I have some experience with the aviation authorities, and they are generally competent. And I would say maybe even slightly too nitpicky, just like the general public is very nitpicky about every aircraft accident or incident. It is possible that they just didn't know about the issue it.

Did you know, for example, that every bird collision, no matter how small the bird was, has to be registered as a flight incident and investigated? Or that every TCAS warning is a flight incident too, even if everyone knew exactly what was going on and there was no real danger? And I do not think it's wrong, you hit a bird every blue moon and you get extra hour or a few hours of paperwork, it's okay with me. The point is they're very detailed.


They (aviation authorities) did not seem too nitpicky in clearing Boeing 737 Max and are culpable in the deaths of hundreds of people.


They (the FAA) oversaw zero deaths caused by the 737 MAX.

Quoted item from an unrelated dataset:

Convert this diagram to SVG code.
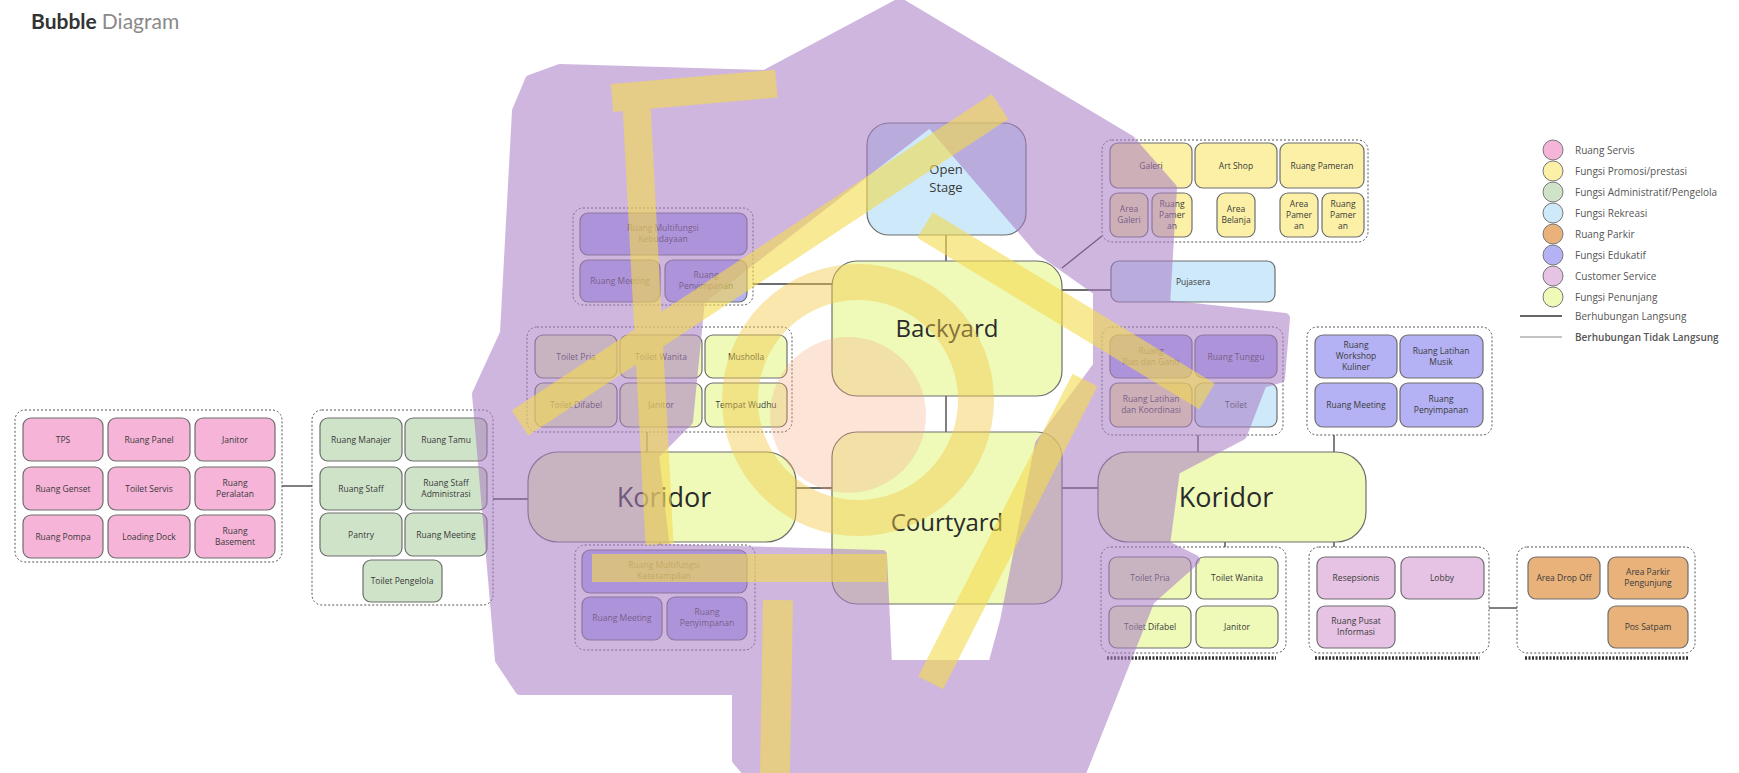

That’s rather silly. The FAA allowed those planes to fly in the US, with the flaws that lead to those deaths. They also manipulated test results in order to facilitate recertification of the planes after the crashes.


Indonesia has a bilateral agreement for airworthiness with the FAA[1].

[1] - https://www.faa.gov/aircraft/air_cert/international/bilatera...


It oversaw and did their type certification, which per treaties is the basis on which they operate in many parts of the world.


Have you even read one article about how 737 got its air worthiness certification?


Doesn't count in their favor:

"FAA safety engineer goes public to slam the agency’s oversight of Boeing’s 737 MAX"

https://qht.co/item?id=26376549


I dont remember a 737 Max crash in the USA.


And because of that the FAA was entirely right to type-certify the 737 MAX (which through international agreements is widely recognized) and it's just totally random that they after the crashes grounded them and required lengthy rework?


The FAA's reputation in other countries is an example of soft power.